Yesterday I listened to this interview with the fiction editor of the New Yorker:



Deborah Treisman, fiction editor at The New Yorker, discusses the magazine's 90th anniversary and the canon of fiction it published.

She didn't mention Irwin Shaw's 1939 classic The Girls in Their Summer Dresses. According to James Salter, Shaw wrote it in a single morning.
... "I like the girls in the offices. Neat, with their eyeglasses, smart, chipper, knowing what everything is about, taking care of themselves all the time." He kept his eye on the people going slowly past outside the window. "I like the girls on Forty-fourth Street at lunchtime, the actresses, all dressed up on nothing a week, talking to the good-looking boys, wearing themselves out being young and vivacious outside Sardi's, waiting for producers to look at them. I like the salesgirls in Macy's, paying attention to you first because you're a man, leaving lady customers waiting, flirting with you over socks and books and phonograph needles. I got all this stuff accumulated in me because I've been thinking about it for ten years and now you've asked for it and here it is."

"Go ahead," Frances said.

"When I think of New York City, I think of all the girls, the Jewish girls, the Italian girls, the Irish, Polack, Chinese, German, Negro, Spanish, Russian girls, all on parade in the city. I don't know whether it's something special with me or whether every man in the city walks around with the same feeling inside him, but I feel as though I'm at a picnic in this city. I like to sit near the women in the theaters, the famous beauties who've taken six hours to get ready and look it. And the young girls at the football games, with the red cheeks, and when the warm weather comes, the girls in their summer dresses . . ." He finished his drink. "That's the story. You asked for it, remember. I can't help but look at them. I can't help but want them." ...
Irwin Shaw is largely forgotten now, despite having been a giant in his own time. He was a hero to the young Salter when the two first met in Paris. They stayed friends until the end.
Burning the Days: ... in the winter of his life ... the overarching trees were letting their leaves fall, the large world he knew was closing. Was he going to write these things down? No, he said without hesitation. "Who cares?"

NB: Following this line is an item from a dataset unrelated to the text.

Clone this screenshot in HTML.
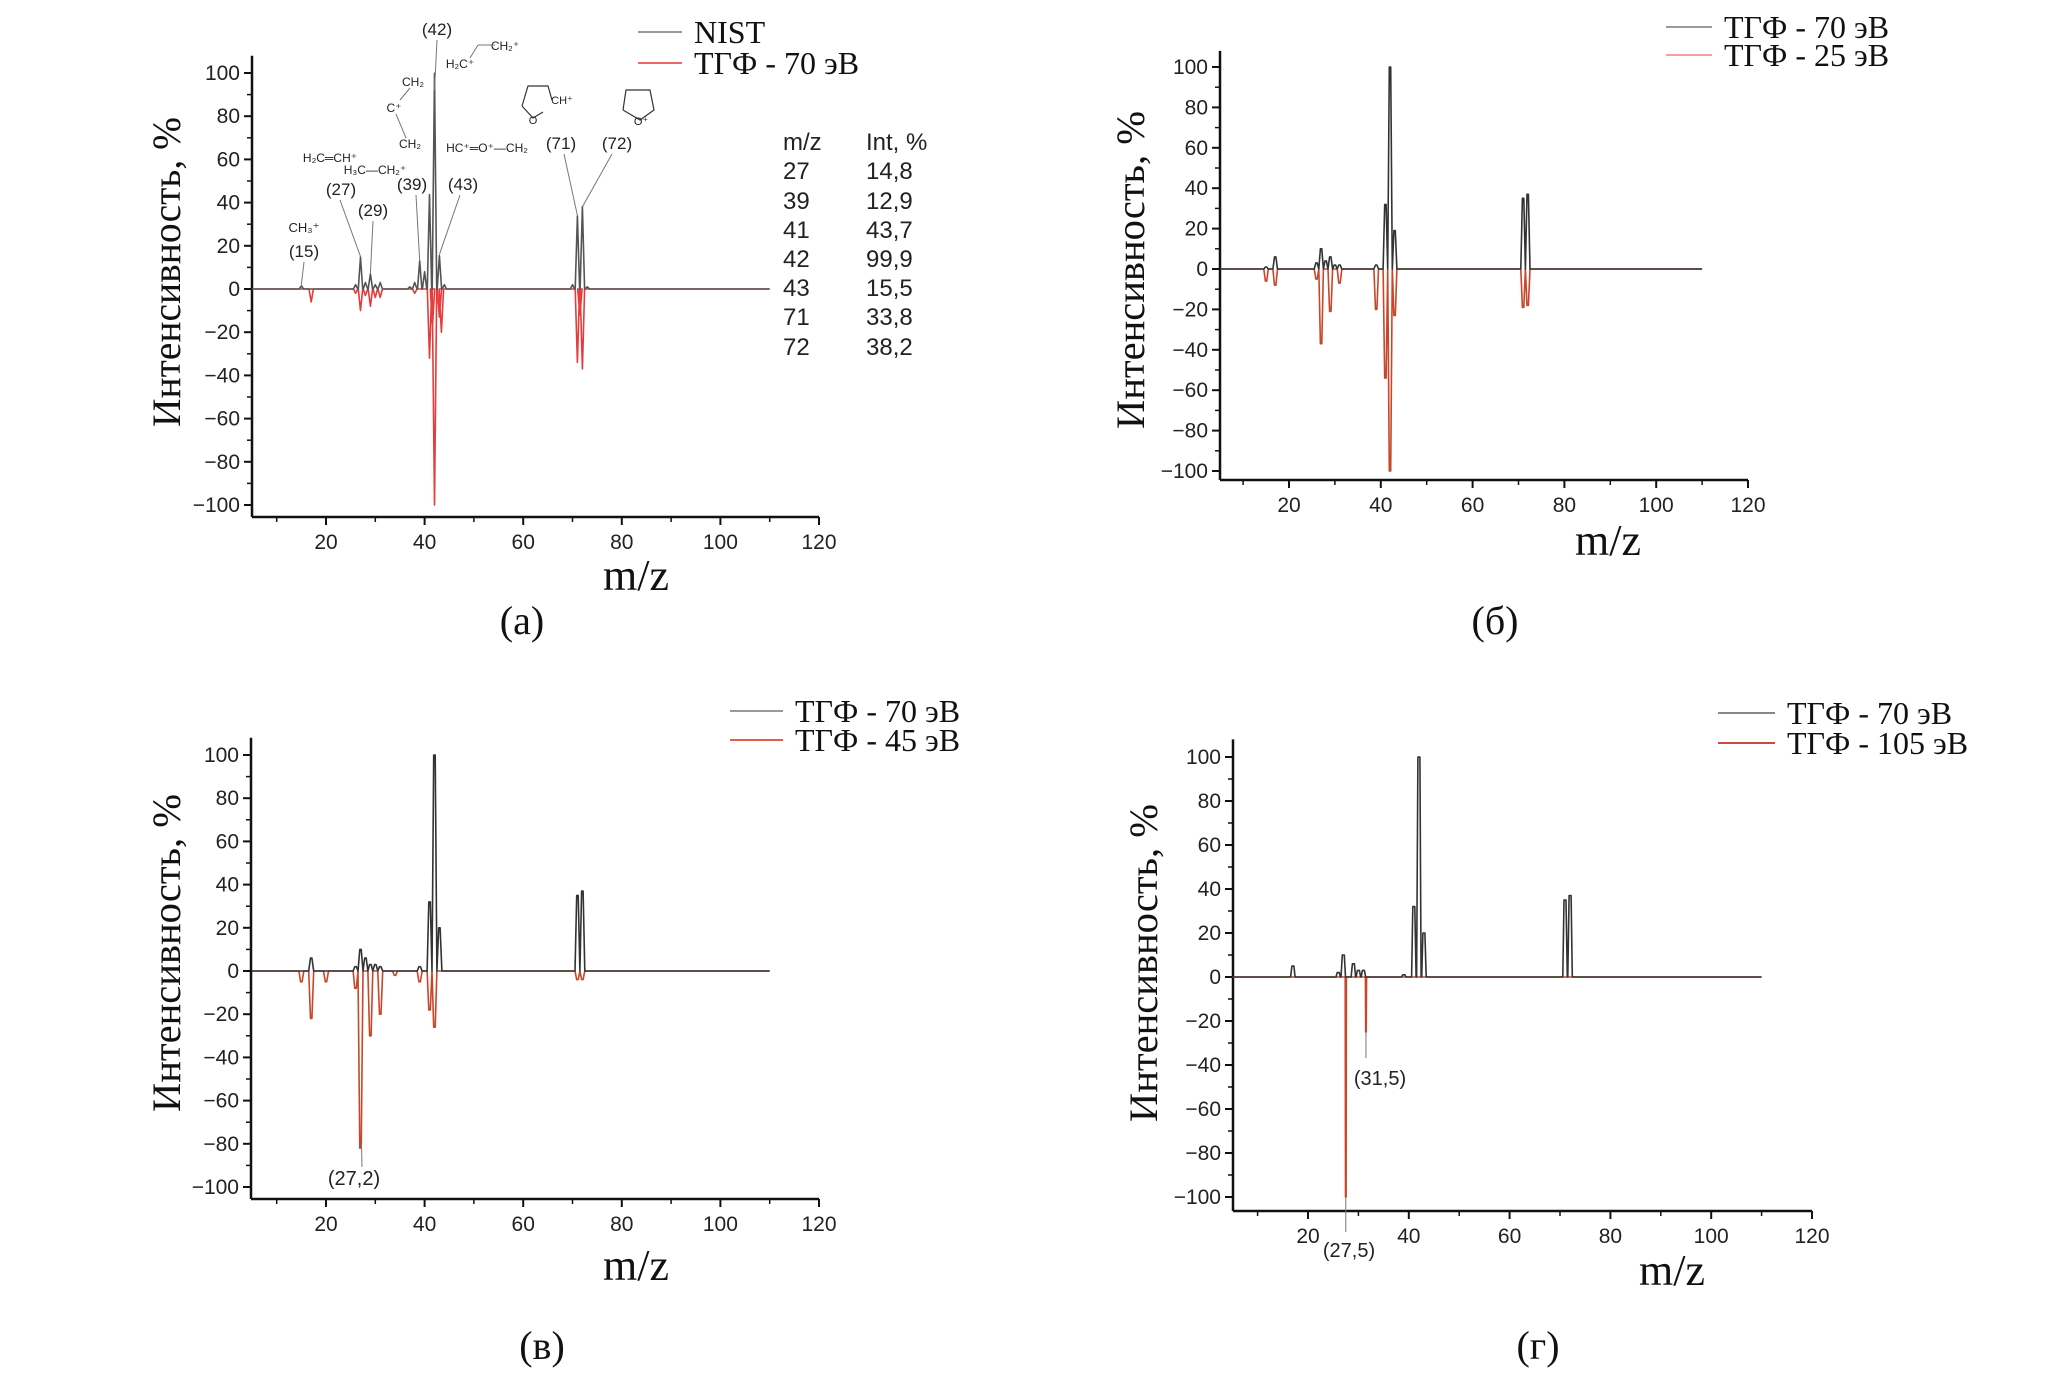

He wanted immortality of course. "What else is there?" Life passes into pages if it passes into anything, and his had been written. ...

From the Paris Review:
I wrote “The Girls in Their Summer Dresses” one morning while Marian was lying in bed and reading. And I knew I had something good there, but I didn’t want her to read it, knowing that the reaction would be violent, to say the least, because it’s about a man who tells his wife that he’s going to be unfaithful to her. So I turned it facedown, and I said, “Don’t read this yet. It’s not ready.” It was the only copy I had. Then I went out and took a walk, had a drink, and came back. She was raging around the room. She said, “It’s a lucky thing you came back just now, because I was going to open the window and throw it out.” Since then she’s become reconciled to it, and I think she reads it with pleasure, too.

4 comments:

Wally said...

Major hats off to you for writing about James Salter on this blog. Steve, just how do you juggle reading fictional and scientific literature, research, exercise, child-rearing, and university admin work? Would be interested to hear about your time management techniques.

RMB said...

Wow, one of my all time favorites -- thanks Seve

steve hsu said...

Like everyone else I find that there are not enough hours in a day to do all the things I want! Unfortunately I'm not one of those people who can get by on little sleep. I perform best on 8-9 hrs per night.

jamesjw said...

Can't help noting you have better taste in fiction than Razib.